Das Team verwendete dafür differenzierte Stammzellen, die schon auf einen bestimmten Gewebetyp festgelegt sind, in diesem Fall auf Knorpel­gewebe. Solche Zellen sind für medizinische Anwen­dungen besonders interessant, doch gerade bei Knorpelzellen gilt das Konstruieren größerer Gewebe als sehr heraus­fordernd. Im Knorpelgewebe bilden die Zellen nämlich eine besonders ausgeprägte extra­zelluläre Matrix, eine geflecht­artige Struktur zwischen den Zellen, die unter­schiedliche Zell­kügelchen oft daran hindert, auf gewünschte Weise miteinander zu verwachsen.

Wenn die 3D-gedruckten porösen Kügelchen auf gewünschte Weise mit Zellen besiedelt sind, kann man die Kügelchen in beliebigen Formen anordnen. Die entscheidende Frage ist nun: Verbinden sich dabei auch die Zellen unterschiedlicher Kügelchen zu einem einheitlichen, homogenen Gewebe? „Genau das konnten wir nun erstmals zeigen“, sagt Kopinski-Grünwald. „Unter dem Mikroskop sieht man ganz klar: Benachbarte Kügelchen verwachsen, die Zellen wandern von einem Kügelchen ins andere und umgekehrt, sie verbinden sich nahtlos und ergeben eine geschlossene Gesamt­struktur ohne Hohlräume – ganz im Gegensatz zu anderen Methoden, die es bisher gab, bei denen sichtbare Schnittstellen zwischen benachbarten Zellklumpen bleiben.“

Die winzigen 3D-gedruckten Stütz­elemente verleihen der Gesamt­struktur mechanische Stabilität, während das Gewebe weiter ausreift. Im Lauf der Zeit bauen sich die Kunststoff­strukturen selbstständig ab. Über einen Zeitraum von Monaten verschwinden sie einfach und lassen das fertig geformte Gewebe in gewünschter Form zurück. Der neue Ansatz ist prinzipiell nicht nur auf Knorpel­gewebe beschränkt, daher könnte man auf diese Weise auch andere größere Gewebe wie z.B. Knochen­gewebe maßschneidern. Auf dem Weg dorthin gibt es allerdings noch einige Aufgaben zu lösen – schließlich müssten für diese Gewebe, anders als in Knorpelgewebe, ab einer gewissen Größe auch Blutgefäße mit eingebaut werden.
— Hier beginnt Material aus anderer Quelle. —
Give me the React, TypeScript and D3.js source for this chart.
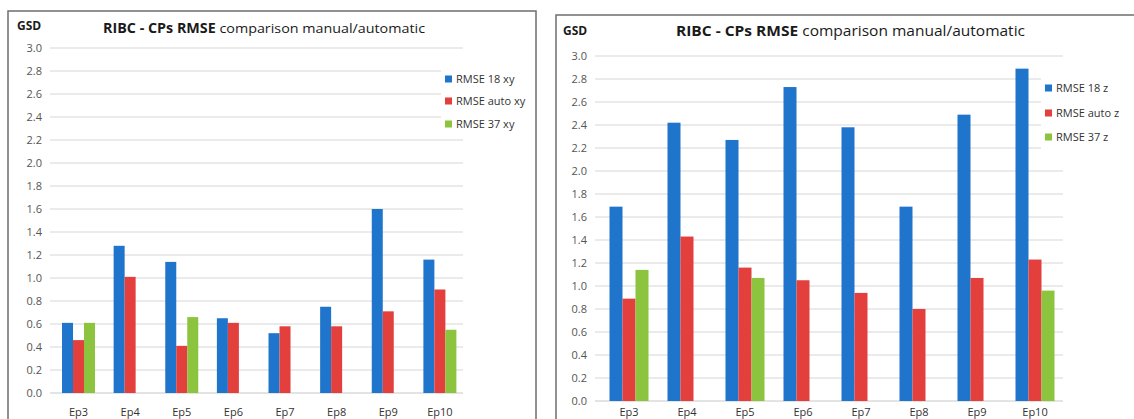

„Ein erstes Ziel wäre, kleine maßge­schneiderte Knorpel­gewebsteile zu produzieren, die man nach einer Verletzung in bestehendes Knorpel­material einsetzen kann“, sagt Oliver Kopinski-Grünwald. „Wir konnten nun jedenfalls zeigen, dass unsere Methode zur Herstellung von Knorpel­gewebe mit Hilfe kugel­förmiger Mikro-Gerüsten, prinzipiell funktioniert und gegenüber anderen Techno­logien entscheidende Vorteile hat.